Expanding pretrained embedding

barthelemymp · May 29, 2020, 1:31pm

Hello,

On my current project I’m using the google word2vec embedding googlenews-vectors-negative300.bin
However I was surprised that a lot of word in my text are nor referenced in the embedding(like xenophobia, submissive etc).

Firstly, I wanted to know how I can extand a nn.Embedding with new words. I guess I should then activate backpropagation on this part of the embedding for it to be learned.

Secondly, I don’t know why but I need to pass by gensim to load the embedding, Indeed

text_field = data.Field(sequential=True, tokenize=_tokenize_str)
dataset = TabularDataset(
    path='mydata.csv',
    format='csv',
    fields=[('id',None),('content',text_field )],
    skip_header=False)
text_field.build_vocab(dataset)
vectors = vocab.Vectors('/data/GoogleNews-vectors-negative300.bin.gz')
text_field.vocab.set_vectors(vectors.stoi, vectors.vectors, vectors.dim)
embedding = nn.Embedding.from_pretrained(torch.FloatTensor(text_field.vocab.vectors))

does not work, instead I need to do first:

model = gensim.models.KeyedVectors.load_word2vec_format('data/GoogleNews-vectors-negative300.bin.gz', binary=True)
model.wv.save_word2vec_format('data/myGoogleEmbedding.bin')
vectors = vocab.Vectors('/content/drive/My Drive/ActNews/data/myGoogleEmbedding.bin') 
text_field.vocab.set_vectors(vectors.stoi, vectors.vectors, vectors.dim)
embedding = nn.Embedding.from_pretrained(torch.FloatTensor(text_field.vocab.vectors))

Best regards,

Barthélémy

ptrblck · May 31, 2020, 5:52am

You could try to concatenate the pretrained weight matrix with a newly initialized tensor to create the new weight matrix with the extended vocabulary.
To keep the pretrained embedding matrix constant, you could register a hook to zero out the gradients of this part of the weight.
Here is a small code snippet to demonstrate this approach:

vocab_size = 2
embedding_dim = 10
emb = nn.Embedding(vocab_size, embedding_dim)

# Add vocab
emb.weight = nn.Parameter(
    torch.cat((emb.weight, torch.randn(2, embedding_dim))))
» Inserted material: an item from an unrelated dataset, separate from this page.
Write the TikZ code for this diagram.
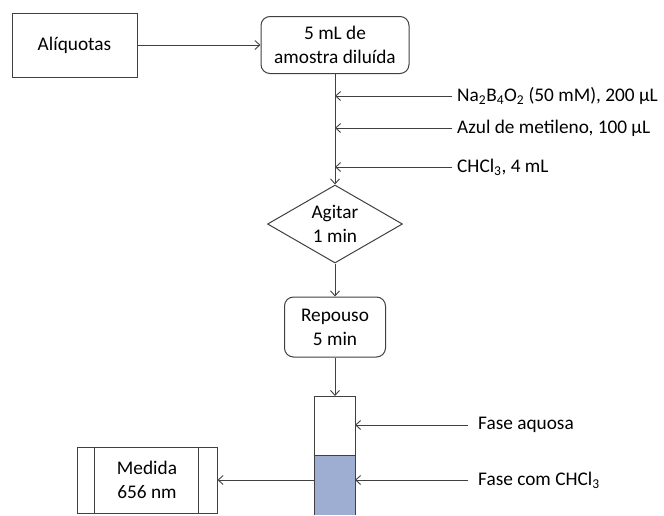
\documentclass[tikz,border=0pt]{standalone}
\usepackage{fontspec}
\setmainfont{Carlito}
\usetikzlibrary{shapes.geometric,arrows.meta,positioning}
\definecolor{linha}{RGB}{64,64,64}
\definecolor{fasecor}{RGB}{158,174,210}

\tikzset{
    caixa/.style={draw=linha, line width=1pt, align=center, inner sep=0pt},
    losango/.style={draw=linha, line width=1pt, diamond, aspect=1.73, align=center, inner sep=0pt},
    seta/.style={draw=linha, line width=0.9pt, -{Straight Barb[length=5pt,width=9pt]}},
    rotulo/.style={anchor=west, inner sep=0pt}
}

\begin{document}
\begin{tikzpicture}[x=1pt, y=-1pt, every node/.style={font=\fontsize{19.3}{24}\selectfont}]

        \useasboundingbox (0,0) rectangle (664,515);

        %----- BOXES -----
        \node[caixa, minimum width=125pt, minimum height=64pt] (aliq) at (74.5,45) {Alíquotas};
        \node[caixa, rounded corners=9pt, minimum width=148pt, minimum height=57pt] (amostra) at (335,45) {5 mL de\\amostra diluída};
        \node[losango, minimum width=135pt, minimum height=78pt] (agitar) at (335,224) {Agitar\\1 min};
        \node[caixa, rounded corners=9pt, minimum width=101pt, minimum height=60pt] (repouso) at (335,327) {Repouso\\5 min};
        \node[caixa, minimum width=140pt, minimum height=66pt] (medida) at (147,480) {Medida\\656 nm};
        \draw[linha, line width=1pt] ([xshift=18pt]medida.north west) -- ([xshift=18pt]medida.south west);
        \draw[linha, line width=1pt] ([xshift=-19pt]medida.north east) -- ([xshift=-19pt]medida.south east);

        %----- TUBE -----
        \fill[fasecor] (314,455) rectangle (355,515);
        \draw[linha, line width=1pt] (314,515) -- (314,396) -- (355,396) -- (355,515);
        \draw[linha, line width=1pt] (314,455) -- (355,455);
        \coordinate (tubotopo) at (335,396);
        \coordinate (tuboesq) at (314,480);
        \coordinate (tubodir) at (355,396);

        %----- REAGENTS -----
        \node[rotulo] (borato) at (457,96) {Na\textsubscript{2}B\textsubscript{4}O\textsubscript{2} (50 mM), 200 µL};
        \node[rotulo] (azul) at (457,128) {Azul de metileno, 100 µL};
        \node[rotulo] (cloro) at (457,167) {CHCl\textsubscript{3}, 4 mL};
        \node[rotulo] (aquosa) at (478,425) {Fase aquosa};
        \node[rotulo] (organica) at (478,480) {Fase com CHCl\textsubscript{3}};

        %----- CONNECTORS -----
        \draw[seta] (aliq.east) -- (amostra.west);
        \draw[seta] (amostra) -- (agitar);
        \draw[seta] (agitar) -- (repouso);
        \draw[seta] (repouso) -- (tubotopo);
        \draw[seta] (tuboesq) -- (medida.east);
        \foreach \r in {borato, azul, cloro} {
            \draw[seta] ([xshift=-5pt]\r.west) -- (\r.west -| amostra.south);
        }
        \foreach \r in {aquosa, organica} {
            \draw[seta] ([xshift=-10pt]\r.west) -- (\r.west -| tubodir);
        }

\end{tikzpicture}
\end{document}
# Register hook to zero out gradients of pretrained embedding weights
mask = torch.zeros_like(emb.weight)
mask[2:] = 1.
emb.weight.register_hook(lambda grad: grad*mask)

# Training
x = torch.randint(0, 4, (10,))
out = emb(x)
out.mean().backward()

# Should pring zeros in first half
print(emb.weight.grad)

Let me know, if this would work for you.